### EXERCISE
Without the pictures, output the records below word for word.

### DATA TO PROCESS
────────────────
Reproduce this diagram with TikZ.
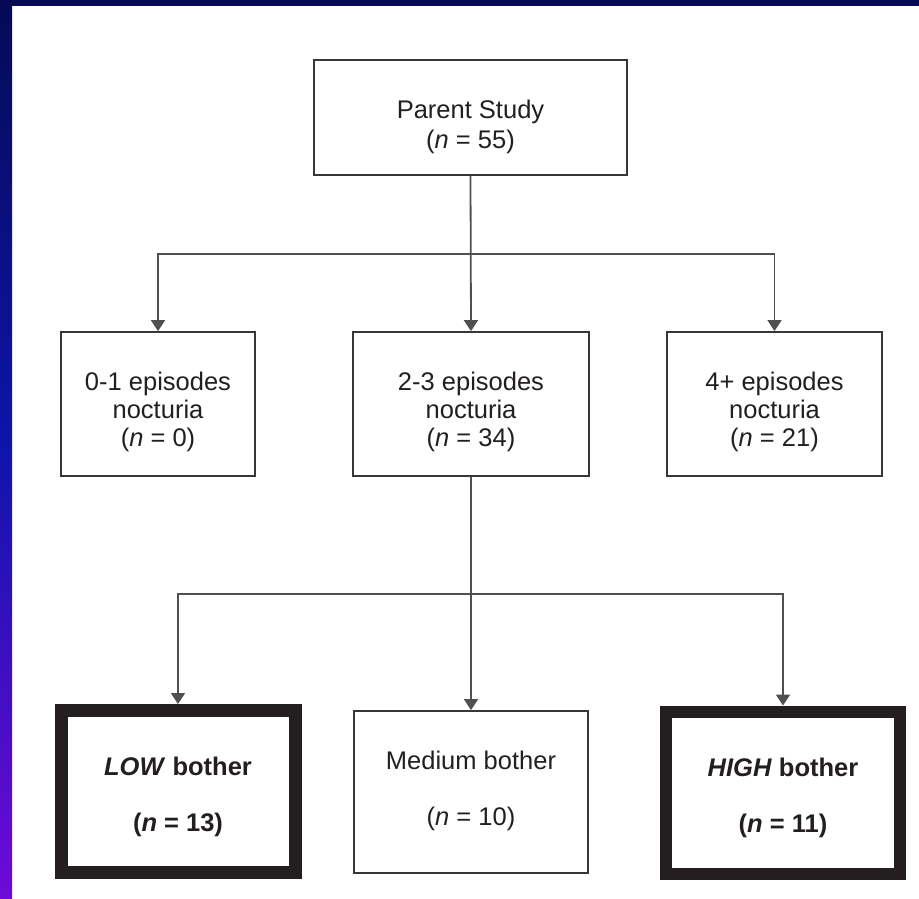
\documentclass[tikz,border=0pt]{standalone}
\usepackage{fontspec}
\setmainfont{Liberation Sans}
\usetikzlibrary{arrows.meta}
\definecolor{navy}{RGB}{5,10,85}
\definecolor{slateblue}{RGB}{15,20,170}
\definecolor{violetblue}{RGB}{110,10,215}
\definecolor{ink}{RGB}{35,31,32}
\definecolor{boxline}{RGB}{55,55,55}
\definecolor{wire}{RGB}{80,80,80}
\tikzset{
    stagebox/.style={draw=boxline, line width=1.8pt, inner sep=0pt,
        minimum width=#1, minimum height=144pt},
    botherbox/.style={stagebox=234pt, minimum height=162pt},
    keybox/.style={botherbox, draw=ink},
    boxtext/.style={align=center, text=ink, inner sep=0pt,
        font=\fontsize{25.5}{28}\selectfont},
    wireline/.style={draw=wire, line width=1.8pt},
    wirearrow/.style={wireline, -{Triangle[length=11pt,width=14pt]}}
}
\begin{document}
\begin{tikzpicture}[x=1pt,y=-1pt]
        % background frame
        \fill[white] (0,0) rectangle (919,898);
        \shade[top color=navy, bottom color=violetblue, middle color=slateblue] (0,0) rectangle (12,898);
        \fill[navy] (0,0) rectangle (919,6);
        \useasboundingbox (0,0) rectangle (919,898);
        % parent study
        \node[stagebox=313pt, minimum height=115pt,
            label={[boxtext, font=\fontsize{25.5}{30}\selectfont, yshift=-9pt]center:{Parent Study\\(\textit{n} = 55)}}]
            (parent) at (470.5,117.5) {};
        % nocturia groups
        \node[stagebox=194pt, label={[boxtext, yshift=-8pt]center:{0-1 episodes\\nocturia\\(\textit{n} = 0)}}]
            (noc01) at (158,404) {};
        \node[stagebox=236pt, label={[boxtext, yshift=-8pt]center:{2-3 episodes\\nocturia\\(\textit{n} = 34)}}]
            (noc23) at (471,404) {};
        \node[stagebox=215pt, label={[boxtext, yshift=-8pt]center:{4+ episodes\\nocturia\\(\textit{n} = 21)}}]
            (noc4) at (774.5,404) {};
        % bother groups
        \node[keybox, line width=13pt,
            label={[boxtext, yshift=-5pt]center:{\textbf{\textit{LOW} bother}\\[28pt]\textbf{(\textit{n} = 13)}}}]
            (low) at (178,791.5) {};
        \node[botherbox, label={[boxtext, yshift=1pt]center:{Medium bother\\[28pt](\textit{n} = 10)}}]
            (medium) at (471,792) {};
        \node[keybox, line width=12pt,
            label={[boxtext, yshift=-5pt]center:{\textbf{\textit{HIGH} bother}\\[28pt]\textbf{(\textit{n} = 11)}}}]
            (high) at (783,792.5) {};
        % connectors
        \coordinate (split1) at (471,254);
        \coordinate (split2) at (471,594);
        \draw[wirearrow] (parent.south) -- (noc23.north);
        \draw[wirearrow] (split1) -| (noc01.north);
        \draw[wirearrow] (split1) -| (noc4.north);
        \draw[wirearrow] (noc23.south) -- (medium.north);
        \draw[wirearrow] (split2) -| (low.north);
        \draw[wirearrow] (split2) -| (high.north);
\end{tikzpicture}
\end{document}
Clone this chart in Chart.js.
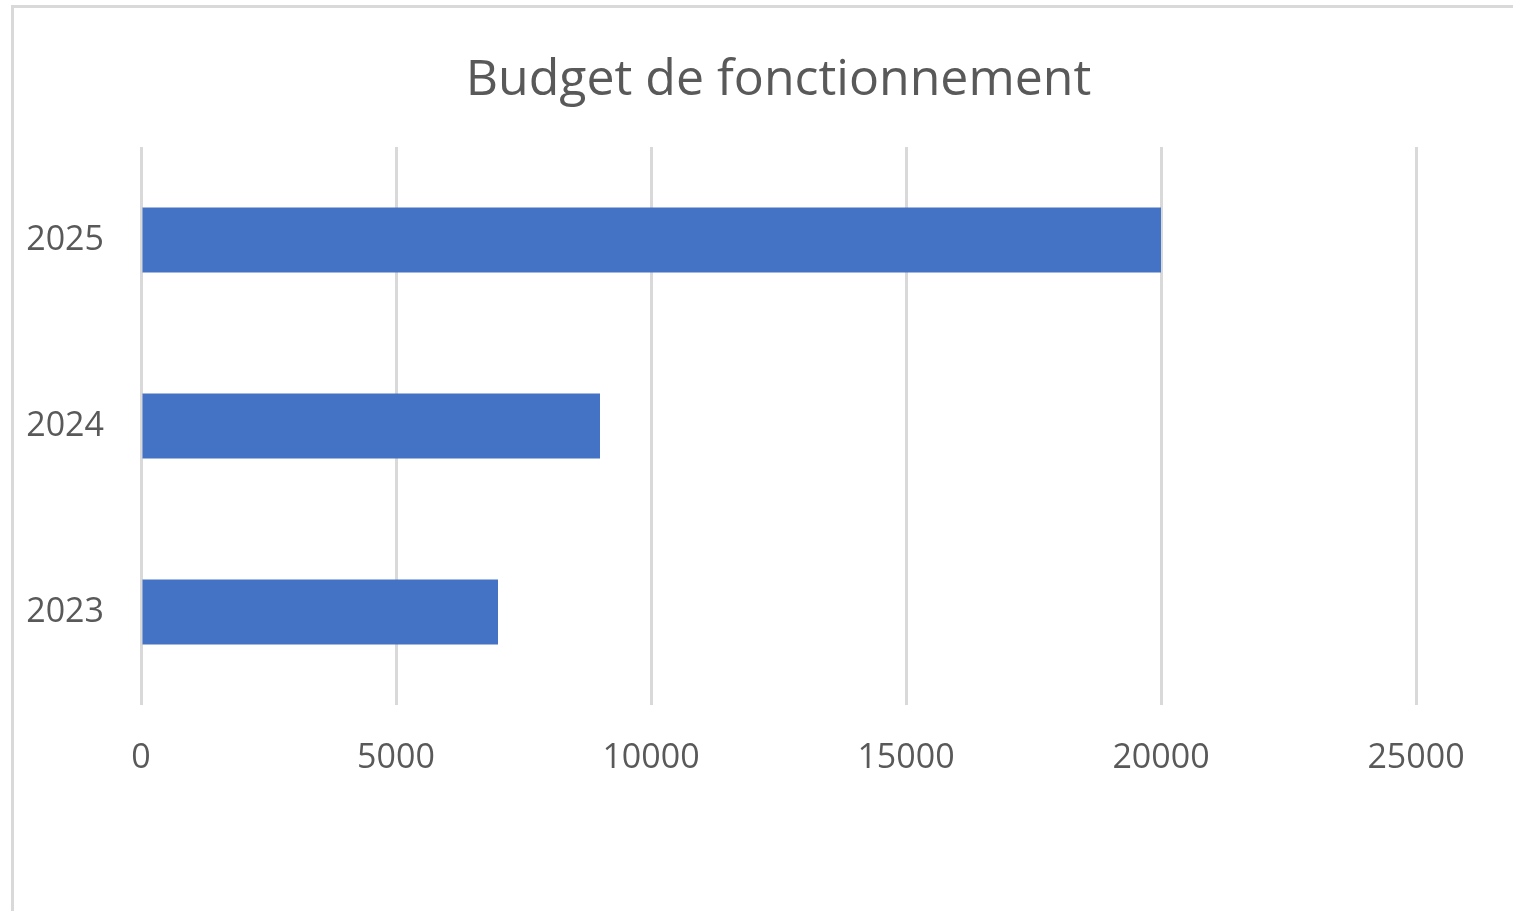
<!DOCTYPE html>
<html>
<head>
<meta charset="utf-8">
<script src="https://cdn.jsdelivr.net/npm/chart.js@4"></script>
<style>
  html, body { margin: 0; padding: 0; background: #ffffff; overflow: hidden; }
  body { width: 1513px; height: 911px; position: relative; }
  #frame { position: absolute; left: 11px; top: 5px; width: 1520px; height: 920px;
           border-left: 3px solid #d9d9d9; border-top: 3px solid #d9d9d9; box-sizing: border-box; }
  #wrap { position: absolute; left: 25px; top: 0; width: 1488px; height: 911px; }
</style>
</head>
<body>
<div id="frame"></div>
<div id="wrap"><canvas id="c"></canvas></div>
<script>
const categories = ['2023', '2024', '2025'];
const budgetValues = [7000, 9000, 20000];
const xTickValues = [0, 5000, 10000, 15000, 20000, 25000];
const chartTitle = 'Budget de fonctionnement';

const FONT = "'Open Sans', 'Noto Sans', sans-serif";
const TEXT = '#595959';

new Chart(document.getElementById('c'), {
  type: 'bar',
  data: {
    labels: categories,
    datasets: [{
      data: budgetValues,
      backgroundColor: '#4472C4',
      borderWidth: 0,
      categoryPercentage: 1,
      barPercentage: 0.35
    }]
  },
  options: {
    indexAxis: 'y',
    responsive: true,
    maintainAspectRatio: false,
    animation: false,
    layout: { padding: { left: 0, right: 97, top: 0, bottom: 0 } },
    plugins: {
      legend: { display: false },
      tooltip: { enabled: false },
      title: {
        display: true,
        fullSize: false,
        text: chartTitle,
        color: TEXT,
        font: { family: FONT, size: 50, weight: 'normal', lineHeight: 1.2 },
        padding: { top: 51, bottom: 36 }
      }
    },
    scales: {
      x: {
        min: 0, max: 25000,
        afterBuildTicks: (s) => { s.ticks = xTickValues.map(v => ({ value: v })); },
        afterFit: (s) => { s.height = 911 - 705; },
        grid: { color: '#d9d9d9', lineWidth: 3, drawTicks: false },
        border: { display: false },
        ticks: { color: TEXT, padding: 33, maxRotation: 0,
                 callback: (v) => String(v),
                 font: { family: FONT, size: 34, lineHeight: 1.2 } }
      },
      y: {
        reverse: true,
        afterFit: (s) => { s.width = 116; },
        grid: { display: false, drawTicks: false },
        border: { display: false },
        ticks: { color: TEXT, padding: 37,
                 font: { family: FONT, size: 34, lineHeight: 1.2 } }
      }
    }
  }
});
</script>
</body>
</html>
────────────────
### EXERCISE RESPONSE
Reproduce this diagram with TikZ.
\documentclass[tikz,border=0pt]{standalone}
\usepackage{fontspec}
\setmainfont{Liberation Sans}
\usetikzlibrary{arrows.meta}
\definecolor{navy}{RGB}{5,10,85}
\definecolor{slateblue}{RGB}{15,20,170}
\definecolor{violetblue}{RGB}{110,10,215}
\definecolor{ink}{RGB}{35,31,32}
\definecolor{boxline}{RGB}{55,55,55}
\definecolor{wire}{RGB}{80,80,80}
\tikzset{
    stagebox/.style={draw=boxline, line width=1.8pt, inner sep=0pt,
        minimum width=#1, minimum height=144pt},
    botherbox/.style={stagebox=234pt, minimum height=162pt},
    keybox/.style={botherbox, draw=ink},
    boxtext/.style={align=center, text=ink, inner sep=0pt,
        font=\fontsize{25.5}{28}\selectfont},
    wireline/.style={draw=wire, line width=1.8pt},
    wirearrow/.style={wireline, -{Triangle[length=11pt,width=14pt]}}
}
\begin{document}
\begin{tikzpicture}[x=1pt,y=-1pt]
        % background frame
        \fill[white] (0,0) rectangle (919,898);
        \shade[top color=navy, bottom color=violetblue, middle color=slateblue] (0,0) rectangle (12,898);
        \fill[navy] (0,0) rectangle (919,6);
        \useasboundingbox (0,0) rectangle (919,898);
        % parent study
        \node[stagebox=313pt, minimum height=115pt,
            label={[boxtext, font=\fontsize{25.5}{30}\selectfont, yshift=-9pt]center:{Parent Study\\(\textit{n} = 55)}}]
            (parent) at (470.5,117.5) {};
        % nocturia groups
        \node[stagebox=194pt, label={[boxtext, yshift=-8pt]center:{0-1 episodes\\nocturia\\(\textit{n} = 0)}}]
            (noc01) at (158,404) {};
        \node[stagebox=236pt, label={[boxtext, yshift=-8pt]center:{2-3 episodes\\nocturia\\(\textit{n} = 34)}}]
            (noc23) at (471,404) {};
        \node[stagebox=215pt, label={[boxtext, yshift=-8pt]center:{4+ episodes\\nocturia\\(\textit{n} = 21)}}]
            (noc4) at (774.5,404) {};
        % bother groups
        \node[keybox, line width=13pt,
            label={[boxtext, yshift=-5pt]center:{\textbf{\textit{LOW} bother}\\[28pt]\textbf{(\textit{n} = 13)}}}]
            (low) at (178,791.5) {};
        \node[botherbox, label={[boxtext, yshift=1pt]center:{Medium bother\\[28pt](\textit{n} = 10)}}]
            (medium) at (471,792) {};
        \node[keybox, line width=12pt,
            label={[boxtext, yshift=-5pt]center:{\textbf{\textit{HIGH} bother}\\[28pt]\textbf{(\textit{n} = 11)}}}]
            (high) at (783,792.5) {};
        % connectors
        \coordinate (split1) at (471,254);
        \coordinate (split2) at (471,594);
        \draw[wirearrow] (parent.south) -- (noc23.north);
        \draw[wirearrow] (split1) -| (noc01.north);
        \draw[wirearrow] (split1) -| (noc4.north);
        \draw[wirearrow] (noc23.south) -- (medium.north);
        \draw[wirearrow] (split2) -| (low.north);
        \draw[wirearrow] (split2) -| (high.north);
\end{tikzpicture}
\end{document}
Clone this chart in Chart.js.
<!DOCTYPE html>
<html>
<head>
<meta charset="utf-8">
<script src="https://cdn.jsdelivr.net/npm/chart.js@4"></script>
<style>
  html, body { margin: 0; padding: 0; background: #ffffff; overflow: hidden; }
  body { width: 1513px; height: 911px; position: relative; }
  #frame { position: absolute; left: 11px; top: 5px; width: 1520px; height: 920px;
           border-left: 3px solid #d9d9d9; border-top: 3px solid #d9d9d9; box-sizing: border-box; }
  #wrap { position: absolute; left: 25px; top: 0; width: 1488px; height: 911px; }
</style>
</head>
<body>
<div id="frame"></div>
<div id="wrap"><canvas id="c"></canvas></div>
<script>
const categories = ['2023', '2024', '2025'];
const budgetValues = [7000, 9000, 20000];
const xTickValues = [0, 5000, 10000, 15000, 20000, 25000];
const chartTitle = 'Budget de fonctionnement';

const FONT = "'Open Sans', 'Noto Sans', sans-serif";
const TEXT = '#595959';

new Chart(document.getElementById('c'), {
  type: 'bar',
  data: {
    labels: categories,
    datasets: [{
      data: budgetValues,
      backgroundColor: '#4472C4',
      borderWidth: 0,
      categoryPercentage: 1,
      barPercentage: 0.35
    }]
  },
  options: {
    indexAxis: 'y',
    responsive: true,
    maintainAspectRatio: false,
    animation: false,
    layout: { padding: { left: 0, right: 97, top: 0, bottom: 0 } },
    plugins: {
      legend: { display: false },
      tooltip: { enabled: false },
      title: {
        display: true,
        fullSize: false,
        text: chartTitle,
        color: TEXT,
        font: { family: FONT, size: 50, weight: 'normal', lineHeight: 1.2 },
        padding: { top: 51, bottom: 36 }
      }
    },
    scales: {
      x: {
        min: 0, max: 25000,
        afterBuildTicks: (s) => { s.ticks = xTickValues.map(v => ({ value: v })); },
        afterFit: (s) => { s.height = 911 - 705; },
        grid: { color: '#d9d9d9', lineWidth: 3, drawTicks: false },
        border: { display: false },
        ticks: { color: TEXT, padding: 33, maxRotation: 0,
                 callback: (v) => String(v),
                 font: { family: FONT, size: 34, lineHeight: 1.2 } }
      },
      y: {
        reverse: true,
        afterFit: (s) => { s.width = 116; },
        grid: { display: false, drawTicks: false },
        border: { display: false },
        ticks: { color: TEXT, padding: 37,
                 font: { family: FONT, size: 34, lineHeight: 1.2 } }
      }
    }
  }
});
</script>
</body>
</html>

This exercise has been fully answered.